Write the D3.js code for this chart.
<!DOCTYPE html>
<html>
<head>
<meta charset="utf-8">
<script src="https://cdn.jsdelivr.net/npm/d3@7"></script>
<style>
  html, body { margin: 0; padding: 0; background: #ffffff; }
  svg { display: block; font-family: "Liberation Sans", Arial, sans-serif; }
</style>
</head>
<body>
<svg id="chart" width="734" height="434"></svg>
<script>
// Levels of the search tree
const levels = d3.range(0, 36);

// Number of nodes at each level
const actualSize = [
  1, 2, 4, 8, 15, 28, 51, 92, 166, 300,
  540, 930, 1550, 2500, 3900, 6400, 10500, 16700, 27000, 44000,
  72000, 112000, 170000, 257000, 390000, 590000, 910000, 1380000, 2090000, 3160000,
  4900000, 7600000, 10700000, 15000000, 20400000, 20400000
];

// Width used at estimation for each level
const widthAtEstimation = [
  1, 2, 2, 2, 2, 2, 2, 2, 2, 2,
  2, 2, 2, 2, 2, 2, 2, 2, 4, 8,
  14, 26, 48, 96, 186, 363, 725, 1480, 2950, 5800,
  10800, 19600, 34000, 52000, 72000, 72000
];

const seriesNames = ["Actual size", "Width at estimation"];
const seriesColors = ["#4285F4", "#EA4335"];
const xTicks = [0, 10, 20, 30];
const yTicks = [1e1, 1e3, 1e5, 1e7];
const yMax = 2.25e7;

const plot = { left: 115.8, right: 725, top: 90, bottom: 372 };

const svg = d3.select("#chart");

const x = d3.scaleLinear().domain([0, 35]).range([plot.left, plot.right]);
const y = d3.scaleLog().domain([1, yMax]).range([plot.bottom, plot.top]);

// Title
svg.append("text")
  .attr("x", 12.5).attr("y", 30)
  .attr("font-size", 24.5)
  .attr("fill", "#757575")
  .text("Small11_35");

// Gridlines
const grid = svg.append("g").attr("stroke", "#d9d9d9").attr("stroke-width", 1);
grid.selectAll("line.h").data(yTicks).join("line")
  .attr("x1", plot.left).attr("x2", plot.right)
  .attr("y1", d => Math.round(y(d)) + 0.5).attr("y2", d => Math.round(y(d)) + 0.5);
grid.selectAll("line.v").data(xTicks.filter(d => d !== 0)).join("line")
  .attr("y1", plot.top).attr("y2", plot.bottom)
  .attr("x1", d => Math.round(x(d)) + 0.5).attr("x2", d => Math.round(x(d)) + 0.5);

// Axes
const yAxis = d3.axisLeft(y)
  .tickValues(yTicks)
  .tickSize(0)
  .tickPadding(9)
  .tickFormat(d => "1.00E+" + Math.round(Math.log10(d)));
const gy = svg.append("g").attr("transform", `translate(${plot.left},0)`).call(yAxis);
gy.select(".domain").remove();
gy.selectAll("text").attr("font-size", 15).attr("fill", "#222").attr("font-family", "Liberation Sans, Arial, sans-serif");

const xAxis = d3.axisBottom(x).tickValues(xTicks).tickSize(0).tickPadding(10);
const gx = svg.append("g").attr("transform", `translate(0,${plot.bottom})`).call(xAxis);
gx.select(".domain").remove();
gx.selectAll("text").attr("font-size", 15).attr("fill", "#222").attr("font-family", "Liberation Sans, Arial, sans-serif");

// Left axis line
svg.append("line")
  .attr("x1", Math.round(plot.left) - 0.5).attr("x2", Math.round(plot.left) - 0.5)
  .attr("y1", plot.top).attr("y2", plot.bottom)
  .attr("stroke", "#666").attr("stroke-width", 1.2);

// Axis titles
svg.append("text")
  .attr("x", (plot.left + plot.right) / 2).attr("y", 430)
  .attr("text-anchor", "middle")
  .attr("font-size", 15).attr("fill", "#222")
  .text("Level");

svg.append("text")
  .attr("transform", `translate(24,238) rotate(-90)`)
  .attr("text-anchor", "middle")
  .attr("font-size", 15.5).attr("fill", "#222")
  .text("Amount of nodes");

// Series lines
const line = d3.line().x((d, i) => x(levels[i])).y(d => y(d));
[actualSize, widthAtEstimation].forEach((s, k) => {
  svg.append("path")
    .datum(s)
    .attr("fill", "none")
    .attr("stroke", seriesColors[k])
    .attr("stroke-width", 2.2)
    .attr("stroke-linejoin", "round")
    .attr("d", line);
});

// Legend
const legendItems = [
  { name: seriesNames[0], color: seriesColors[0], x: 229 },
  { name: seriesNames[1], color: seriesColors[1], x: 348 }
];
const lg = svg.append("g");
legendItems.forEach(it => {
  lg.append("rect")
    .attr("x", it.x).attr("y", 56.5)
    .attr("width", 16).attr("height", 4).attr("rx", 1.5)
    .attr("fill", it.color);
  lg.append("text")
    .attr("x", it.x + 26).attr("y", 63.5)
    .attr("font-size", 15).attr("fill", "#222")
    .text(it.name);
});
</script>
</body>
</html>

+ + + + +

§ YOUR INSTRUCTIONS
Emit the full listing verbatim.

§ COMPLETE RESPONSE
Write the D3.js code for this chart.
<!DOCTYPE html>
<html>
<head>
<meta charset="utf-8">
<script src="https://cdn.jsdelivr.net/npm/d3@7"></script>
<style>
  html, body { margin: 0; padding: 0; background: #ffffff; }
  svg { display: block; font-family: "Liberation Sans", Arial, sans-serif; }
</style>
</head>
<body>
<svg id="chart" width="734" height="434"></svg>
<script>
// Levels of the search tree
const levels = d3.range(0, 36);

// Number of nodes at each level
const actualSize = [
  1, 2, 4, 8, 15, 28, 51, 92, 166, 300,
  540, 930, 1550, 2500, 3900, 6400, 10500, 16700, 27000, 44000,
  72000, 112000, 170000, 257000, 390000, 590000, 910000, 1380000, 2090000, 3160000,
  4900000, 7600000, 10700000, 15000000, 20400000, 20400000
];

// Width used at estimation for each level
const widthAtEstimation = [
  1, 2, 2, 2, 2, 2, 2, 2, 2, 2,
  2, 2, 2, 2, 2, 2, 2, 2, 4, 8,
  14, 26, 48, 96, 186, 363, 725, 1480, 2950, 5800,
  10800, 19600, 34000, 52000, 72000, 72000
];

const seriesNames = ["Actual size", "Width at estimation"];
const seriesColors = ["#4285F4", "#EA4335"];
const xTicks = [0, 10, 20, 30];
const yTicks = [1e1, 1e3, 1e5, 1e7];
const yMax = 2.25e7;

const plot = { left: 115.8, right: 725, top: 90, bottom: 372 };

const svg = d3.select("#chart");

const x = d3.scaleLinear().domain([0, 35]).range([plot.left, plot.right]);
const y = d3.scaleLog().domain([1, yMax]).range([plot.bottom, plot.top]);

// Title
svg.append("text")
  .attr("x", 12.5).attr("y", 30)
  .attr("font-size", 24.5)
  .attr("fill", "#757575")
  .text("Small11_35");

// Gridlines
const grid = svg.append("g").attr("stroke", "#d9d9d9").attr("stroke-width", 1);
grid.selectAll("line.h").data(yTicks).join("line")
  .attr("x1", plot.left).attr("x2", plot.right)
  .attr("y1", d => Math.round(y(d)) + 0.5).attr("y2", d => Math.round(y(d)) + 0.5);
grid.selectAll("line.v").data(xTicks.filter(d => d !== 0)).join("line")
  .attr("y1", plot.top).attr("y2", plot.bottom)
  .attr("x1", d => Math.round(x(d)) + 0.5).attr("x2", d => Math.round(x(d)) + 0.5);

// Axes
const yAxis = d3.axisLeft(y)
  .tickValues(yTicks)
  .tickSize(0)
  .tickPadding(9)
  .tickFormat(d => "1.00E+" + Math.round(Math.log10(d)));
const gy = svg.append("g").attr("transform", `translate(${plot.left},0)`).call(yAxis);
gy.select(".domain").remove();
gy.selectAll("text").attr("font-size", 15).attr("fill", "#222").attr("font-family", "Liberation Sans, Arial, sans-serif");

const xAxis = d3.axisBottom(x).tickValues(xTicks).tickSize(0).tickPadding(10);
const gx = svg.append("g").attr("transform", `translate(0,${plot.bottom})`).call(xAxis);
gx.select(".domain").remove();
gx.selectAll("text").attr("font-size", 15).attr("fill", "#222").attr("font-family", "Liberation Sans, Arial, sans-serif");

// Left axis line
svg.append("line")
  .attr("x1", Math.round(plot.left) - 0.5).attr("x2", Math.round(plot.left) - 0.5)
  .attr("y1", plot.top).attr("y2", plot.bottom)
  .attr("stroke", "#666").attr("stroke-width", 1.2);

// Axis titles
svg.append("text")
  .attr("x", (plot.left + plot.right) / 2).attr("y", 430)
  .attr("text-anchor", "middle")
  .attr("font-size", 15).attr("fill", "#222")
  .text("Level");

svg.append("text")
  .attr("transform", `translate(24,238) rotate(-90)`)
  .attr("text-anchor", "middle")
  .attr("font-size", 15.5).attr("fill", "#222")
  .text("Amount of nodes");

// Series lines
const line = d3.line().x((d, i) => x(levels[i])).y(d => y(d));
[actualSize, widthAtEstimation].forEach((s, k) => {
  svg.append("path")
    .datum(s)
    .attr("fill", "none")
    .attr("stroke", seriesColors[k])
    .attr("stroke-width", 2.2)
    .attr("stroke-linejoin", "round")
    .attr("d", line);
});

// Legend
const legendItems = [
  { name: seriesNames[0], color: seriesColors[0], x: 229 },
  { name: seriesNames[1], color: seriesColors[1], x: 348 }
];
const lg = svg.append("g");
legendItems.forEach(it => {
  lg.append("rect")
    .attr("x", it.x).attr("y", 56.5)
    .attr("width", 16).attr("height", 4).attr("rx", 1.5)
    .attr("fill", it.color);
  lg.append("text")
    .attr("x", it.x + 26).attr("y", 63.5)
    .attr("font-size", 15).attr("fill", "#222")
    .text(it.name);
});
</script>
</body>
</html>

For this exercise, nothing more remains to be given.